Oral fixation is common with kittens, which is why kittens tend to chew on absolutely everything. However, you mentioned that your cat is a full-grown adult. Some cats never outgrow oral fixation. Cats with high anxiety may have an impulsive need to keep their mouth stimulated as a way of calming themselves down.
If this is the case, you can possibly solve this problem by keeping your cat’s anxiety levels low. There are so many ways to do this; the easiest way I can think of is giving them catnip and CBD. You can sprinkle dry catnip around, or use a catnip/CBD spray on toys, their bed, or scratching post.
There is also a chance that the oral fixation is unrelated to anxiety, and may just be a personality trait of your cat. If so, you could easily solve this by leaving out dry food so that your cat always has something to eat — however this may not be ideal if you are watching its weight or worried about portion control. Otherwise, you can provide toys that are easy for your cat to chew on. I would recommend these pom poms.
Be sure that you are conditioning your cat to avoid this bad habit. Each time you catch your cat doing this, clap loudly and shout “NO!” and make a clear message that this is wrong. You can also use a spray bottle (just be careful with water/electricity.) Similarly, also do positive reinforcement by rewarding your cat with pets, treats, or expressing joy each time your cat is near a wire and chooses not to chew on it.
Acting out for attention is very possible — if you are constantly punishing your cat for this behavior and there is still no change, it’s likely that your cat knows that this is wrong and is doing this for attention.
If this is the case, continue to punish your cat for the bad behavior, but also be sure that you are giving them plenty of attention while they’re being good. Devoting just five minutes a day to playing with your cat, or petting them on your lap, can go a long way.
You can also try “variable punishment” which is said to be more effective. Instead of punishing your cat every single time you catch them doing this, only punish them at random. This way, they will be more fearful about the outcome of their bad behavior, and it will also take away their gratification of instant attention.
Health issue could also be possible if they are having teeth or gum issues. Definitely bring this up to your vet as soon as you can so that they can hopefully cancel out this option. You could schedule a dental cleaning, or at the minimum just bring it up at your next visit and ask them to pay close attention to their mouth.
You can try to take a look at your cat’s mouth if they let you — look out for red gums, blood, or irregular shaped teeth. If this has been a very recent issue, then it could likely be a health problem. If your cat has been doing this their whole life, then it is probably not a health issue. However, I would not rule this option out until you speak with your vet about it.

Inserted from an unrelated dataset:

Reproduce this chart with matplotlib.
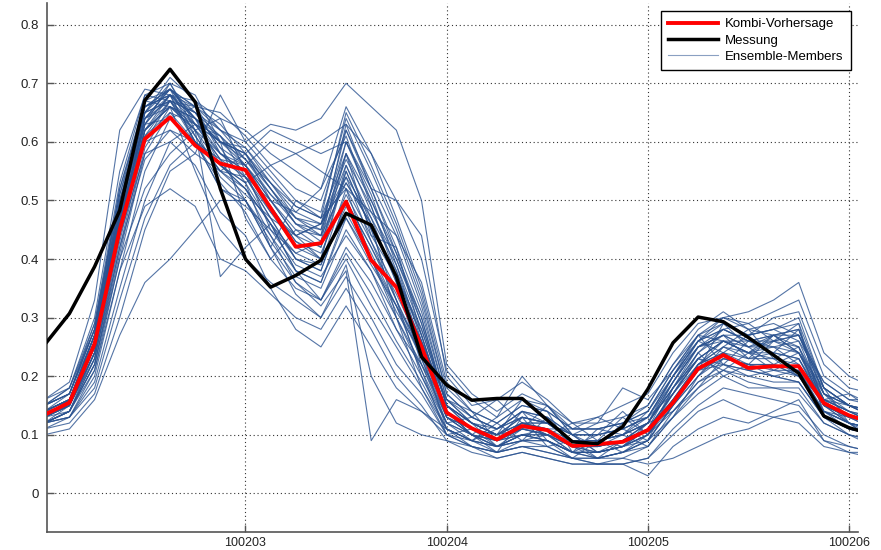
import numpy as np
import matplotlib
matplotlib.use("Agg")
import matplotlib.pyplot as plt

# DATA (3-hourly values, 2010-02-02 00:00 .. 2010-02-06 03:00, x = yymmdd.frac)

hours = np.arange(0, 102, 3)
times = 100202 + hours / 24.0

kombi = [0.134, 0.155, 0.255, 0.450, 0.605, 0.642, 0.594, 0.563, 0.552, 0.487,
         0.421, 0.427, 0.498, 0.398, 0.352, 0.250, 0.138, 0.111, 0.092, 0.115,
         0.108, 0.081, 0.084, 0.088, 0.108, 0.155, 0.213, 0.236, 0.214, 0.217,
         0.217, 0.154, 0.133, 0.120]

messung = [0.253, 0.307, 0.387, 0.483, 0.671, 0.724, 0.668, 0.520, 0.400, 0.352,
           0.372, 0.398, 0.478, 0.458, 0.370, 0.233, 0.185, 0.159, 0.162, 0.162,
           0.125, 0.088, 0.085, 0.114, 0.178, 0.257, 0.301, 0.293, 0.266, 0.236,
           0.205, 0.132, 0.112, 0.100]

members = [
    [.14,.16,.27,.50,.66,.68,.64,.60,.58,.52,.47,.46,.60,.50,.40,.30,.15,.12,.10,.13,.12,.09,.09,.10,.12,.18,.24,.27,.25,.25,.24,.16,.14,.13],
    [.13,.15,.24,.46,.64,.69,.66,.58,.55,.48,.42,.40,.55,.45,.38,.27,.14,.11,.09,.12,.11,.08,.08,.09,.11,.16,.22,.25,.23,.24,.23,.15,.13,.12],
    [.15,.17,.28,.52,.67,.66,.62,.56,.52,.46,.40,.38,.50,.42,.34,.25,.13,.10,.08,.10,.10,.07,.07,.08,.10,.17,.23,.22,.21,.22,.20,.14,.12,.11],
    [.12,.14,.22,.42,.60,.67,.65,.62,.60,.55,.50,.48,.64,.55,.45,.33,.17,.13,.11,.14,.13,.10,.10,.11,.13,.20,.26,.29,.27,.28,.30,.18,.15,.14],
    [.14,.16,.26,.48,.65,.70,.63,.57,.50,.43,.37,.35,.45,.38,.30,.22,.12,.10,.08,.09,.09,.07,.06,.07,.09,.15,.20,.24,.21,.20,.19,.13,.11,.10],
    [.13,.15,.25,.47,.63,.68,.67,.64,.62,.58,.55,.52,.66,.58,.47,.35,.18,.14,.12,.15,.14,.11,.11,.12,.15,.22,.28,.31,.28,.29,.27,.19,.16,.15],
    [.15,.18,.30,.55,.68,.67,.60,.53,.48,.40,.35,.33,.42,.36,.28,.20,.11,.09,.07,.08,.08,.06,.06,.06,.08,.14,.19,.21,.19,.18,.17,.12,.10,.09],
    [.12,.13,.20,.38,.55,.64,.66,.65,.61,.56,.52,.50,.62,.53,.44,.32,.16,.12,.10,.13,.12,.09,.09,.10,.14,.21,.27,.26,.24,.27,.28,.17,.15,.13],
    [.14,.16,.27,.49,.66,.69,.61,.55,.54,.50,.44,.42,.58,.48,.40,.29,.15,.11,.09,.11,.11,.08,.08,.09,.11,.17,.22,.25,.24,.25,.26,.16,.14,.12],
    [.13,.15,.24,.45,.62,.66,.64,.61,.57,.51,.46,.45,.56,.46,.36,.26,.14,.11,.10,.12,.10,.09,.09,.10,.12,.18,.24,.28,.26,.26,.25,.17,.14,.13],
    [.11,.13,.21,.40,.58,.65,.63,.60,.59,.54,.49,.47,.52,.44,.37,.28,.15,.12,.11,.13,.12,.10,.10,.11,.13,.19,.25,.27,.27,.28,.29,.18,.15,.14],
    [.14,.17,.29,.53,.68,.70,.62,.54,.50,.44,.38,.36,.48,.40,.32,.23,.12,.10,.08,.10,.09,.07,.07,.08,.09,.15,.21,.23,.22,.21,.21,.14,.12,.11],
    [.13,.15,.25,.47,.64,.68,.65,.59,.56,.50,.45,.44,.63,.52,.42,.31,.16,.13,.11,.14,.13,.10,.10,.11,.13,.20,.26,.30,.28,.27,.24,.17,.15,.14],
    [.12,.14,.23,.44,.62,.67,.66,.63,.58,.53,.48,.46,.54,.47,.39,.28,.15,.12,.10,.12,.11,.09,.08,.09,.12,.18,.23,.26,.25,.26,.27,.18,.15,.13],
    [.15,.17,.28,.51,.67,.69,.64,.58,.55,.49,.43,.41,.51,.43,.35,.26,.14,.11,.09,.11,.10,.08,.08,.09,.11,.16,.22,.24,.23,.23,.22,.15,.13,.12],
    [.13,.16,.26,.48,.65,.71,.67,.62,.59,.53,.49,.47,.65,.56,.46,.34,.17,.13,.11,.13,.12,.09,.09,.10,.12,.19,.25,.28,.26,.27,.28,.18,.15,.14],
    [.16,.19,.33,.62,.69,.68,.66,.60,.58,.62,.60,.58,.60,.52,.50,.44,.20,.15,.16,.19,.16,.12,.13,.15,.17,.24,.29,.30,.29,.31,.33,.22,.18,.17],
    [.11,.12,.17,.30,.45,.55,.58,.55,.52,.46,.38,.33,.40,.32,.25,.18,.10,.08,.07,.08,.07,.06,.05,.05,.06,.11,.15,.18,.17,.16,.15,.10,.08,.07],
    [.10,.11,.16,.27,.36,.40,.45,.50,.50,.42,.34,.30,.37,.30,.22,.17,.10,.08,.06,.07,.06,.05,.05,.05,.03,.08,.11,.13,.12,.14,.16,.09,.07,.06],
    [.14,.16,.27,.48,.60,.62,.58,.68,.60,.63,.62,.64,.70,.66,.62,.50,.22,.17,.14,.17,.15,.12,.12,.13,.15,.22,.27,.30,.31,.33,.36,.24,.20,.18],
    [.12,.14,.21,.38,.49,.52,.49,.40,.38,.34,.30,.28,.35,.28,.20,.15,.09,.07,.06,.07,.06,.05,.05,.05,.06,.10,.14,.16,.14,.13,.12,.08,.07,.07],
    [.13,.15,.24,.44,.58,.60,.56,.48,.44,.35,.28,.25,.32,.25,.18,.14,.10,.09,.08,.10,.09,.07,.06,.07,.09,.13,.17,.20,.18,.18,.18,.12,.10,.09],
    [.14,.16,.26,.46,.62,.66,.55,.45,.40,.36,.33,.30,.39,.20,.12,.10,.09,.08,.07,.09,.08,.06,.06,.07,.08,.13,.18,.21,.20,.19,.19,.13,.11,.10],
    [.12,.15,.23,.42,.57,.62,.60,.57,.56,.60,.58,.60,.63,.58,.50,.40,.21,.16,.13,.16,.15,.11,.11,.12,.14,.21,.27,.29,.27,.30,.31,.20,.17,.15],
    [.13,.14,.22,.40,.52,.58,.62,.64,.55,.45,.39,.37,.44,.38,.28,.22,.13,.11,.09,.10,.10,.08,.07,.08,.10,.15,.20,.23,.22,.22,.20,.14,.12,.11],
    [.13,.15,.25,.45,.61,.65,.60,.52,.50,.42,.36,.32,.38,.09,.16,.14,.11,.09,.08,.09,.09,.07,.07,.08,.10,.14,.19,.22,.21,.20,.19,.13,.11,.10],
    [.15,.18,.28,.50,.63,.64,.60,.56,.53,.56,.58,.55,.52,.48,.44,.36,.19,.14,.12,.15,.14,.11,.11,.12,.14,.20,.25,.27,.25,.27,.27,.17,.15,.13],
    [.12,.13,.19,.35,.50,.60,.63,.58,.54,.48,.44,.46,.53,.46,.30,.18,.11,.09,.08,.10,.09,.07,.07,.08,.11,.17,.23,.26,.26,.27,.24,.16,.14,.12],
    [.14,.16,.26,.48,.64,.67,.62,.37,.42,.46,.38,.36,.47,.40,.31,.24,.13,.10,.09,.11,.10,.08,.07,.08,.10,.16,.22,.24,.22,.22,.21,.14,.12,.11],
    [.13,.16,.27,.49,.66,.69,.64,.60,.58,.52,.46,.44,.58,.50,.41,.30,.15,.11,.09,.12,.11,.08,.08,.09,.11,.17,.23,.26,.24,.24,.23,.15,.13,.12],
    [.14,.16,.25,.46,.63,.68,.63,.57,.54,.47,.40,.38,.50,.42,.33,.24,.14,.10,.13,.20,.15,.10,.12,.18,.16,.21,.26,.28,.26,.25,.22,.16,.14,.12],
    [.12,.13,.18,.33,.47,.56,.60,.56,.52,.44,.36,.33,.41,.34,.26,.19,.11,.08,.07,.08,.07,.06,.05,.06,.05,.06,.08,.10,.11,.13,.14,.09,.08,.07],
    [.15,.17,.27,.47,.62,.66,.63,.60,.47,.40,.45,.42,.55,.45,.33,.20,.12,.13,.16,.12,.10,.12,.09,.07,.09,.18,.25,.27,.23,.27,.25,.14,.11,.10],
    [.13,.16,.26,.49,.66,.68,.60,.55,.58,.50,.48,.52,.61,.49,.37,.24,.11,.09,.12,.09,.13,.08,.10,.14,.10,.16,.21,.29,.25,.22,.24,.18,.12,.09],
    [.12,.14,.23,.43,.61,.67,.65,.59,.53,.42,.50,.47,.58,.44,.42,.27,.13,.10,.07,.13,.08,.09,.06,.09,.12,.20,.27,.22,.26,.24,.28,.15,.13,.11],
    [.14,.15,.24,.46,.64,.66,.62,.58,.56,.49,.43,.40,.56,.47,.36,.22,.15,.12,.10,.16,.14,.07,.11,.10,.08,.13,.20,.25,.28,.23,.20,.16,.17,.14],
    [.16,.18,.29,.51,.65,.67,.63,.61,.54,.47,.40,.39,.52,.40,.30,.21,.10,.11,.08,.11,.15,.10,.08,.12,.13,.17,.24,.20,.22,.26,.29,.13,.10,.08],
    [.13,.15,.25,.47,.63,.70,.68,.60,.57,.52,.46,.43,.60,.51,.39,.26,.16,.14,.09,.10,.11,.11,.13,.11,.09,.15,.22,.26,.24,.21,.23,.16,.15,.13],
    [.12,.14,.24,.45,.62,.68,.64,.56,.53,.46,.41,.39,.49,.41,.32,.21,.12,.09,.11,.14,.09,.06,.09,.08,.11,.19,.26,.24,.27,.28,.26,.19,.16,.16],
    [.14,.16,.25,.47,.64,.69,.65,.61,.56,.50,.44,.46,.57,.49,.38,.25,.14,.10,.09,.12,.12,.10,.07,.09,.12,.14,.18,.23,.22,.20,.21,.15,.12,.10],
    [.15,.17,.28,.52,.66,.68,.60,.52,.49,.45,.41,.43,.54,.43,.33,.23,.13,.11,.10,.11,.10,.07,.09,.13,.10,.18,.23,.21,.24,.26,.27,.17,.13,.11],
    [.13,.15,.26,.48,.65,.69,.66,.62,.57,.53,.47,.45,.62,.52,.41,.29,.15,.12,.10,.12,.12,.10,.07,.08,.12,.19,.25,.26,.24,.23,.25,.16,.12,.09],
    [.14,.16,.27,.50,.65,.67,.61,.55,.51,.47,.44,.40,.47,.39,.32,.25,.16,.12,.08,.09,.10,.08,.06,.07,.10,.16,.21,.22,.20,.21,.20,.14,.13,.12],
    [.12,.14,.22,.41,.59,.66,.64,.60,.56,.51,.47,.44,.53,.46,.37,.27,.14,.10,.09,.14,.12,.09,.08,.10,.13,.20,.26,.28,.29,.26,.24,.15,.12,.11],
]

xticks = [100203, 100204, 100205, 100206]
yticks = [0, 0.1, 0.2, 0.3, 0.4, 0.5, 0.6, 0.7, 0.8]

# PLOT

plt.rcParams['font.family'] = ['Liberation Sans', 'DejaVu Sans']

fig = plt.figure(figsize=(8.81, 5.5), dpi=100)
ax = fig.add_axes([0.0537, 0.032, 0.9203, 0.9625])

for m in members:
    h_ens, = ax.plot(times, m, color='#2a5290', lw=0.8, alpha=0.8, zorder=2)

h_red, = ax.plot(times, kombi, color='#ff0000', lw=2.8, zorder=3)
h_blk, = ax.plot(times, messung, color='black', lw=2.5, zorder=4)

ax.set_xlim(100202.015, 100206.045)
ax.set_ylim(-0.0666, 0.837)

ax.set_xticks(xticks)
ax.set_xticklabels([str(t) for t in xticks])
ax.set_yticks(yticks)
ax.set_yticklabels(['0'] + ['%.1f' % v for v in yticks[1:]])

ax.grid(True, color='#333333', linestyle=(0, (1, 2.5)), lw=0.8)
ax.set_axisbelow(True)

for s in ['top', 'right']:
    ax.spines[s].set_visible(False)
for s in ['left', 'bottom']:
    ax.spines[s].set_color('#555555')
    ax.spines[s].set_linewidth(1.2)

ax.tick_params(direction='in', length=5, width=1, colors='#555555',
               labelcolor='#222222', labelsize=9.5, pad=6)
ax.tick_params(axis='x', labelsize=9, pad=3)

leg = ax.legend([h_red, h_blk, h_ens], ['Kombi-Vorhersage', 'Messung', 'Ensemble-Members'],
                loc='upper right', bbox_to_anchor=(0.991, 0.985), borderaxespad=0,
                fontsize=9.5, fancybox=False, framealpha=1, edgecolor='black',
                handlelength=3.8, handletextpad=0.5, labelspacing=0.3, borderpad=0.55)
leg.get_frame().set_linewidth(1.0)
leg.legend_handles[2].set_alpha(0.55)

fig.savefig('out.png', dpi=100)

And thanks to thebigbuddy for also weighing in — “Sounds like your cat may have pica, defined as “the consumption of non-edible materials” and “the urge to eat non-food items.” Here are some links: https://pets.webmd.com/cats/guide/unusual-cat-cravings, https://icatcare.org/advice/pica-in-cats/. If it sounds familiar, that’s because some people suffer from the same disorder. There was a movie about it fairly recently as well. (“Swallow” starring Haley Bennett, released in 2019.) One suggestion is to give the cat more attention, toys, things to do, etc. Some experts think it’s linked to boredom. But in your shoes I’d definitely talk to the vet about it next time you bring your cat in, or if you’re worried about him hurting himself with the stuff he eats, bringing him in as soon as possible.”
My expertise comes from my animal science bachelor’s degree, as well as a lifelong experience of mothering many cats. For serious and life-threatening issues, please refer to your local vet.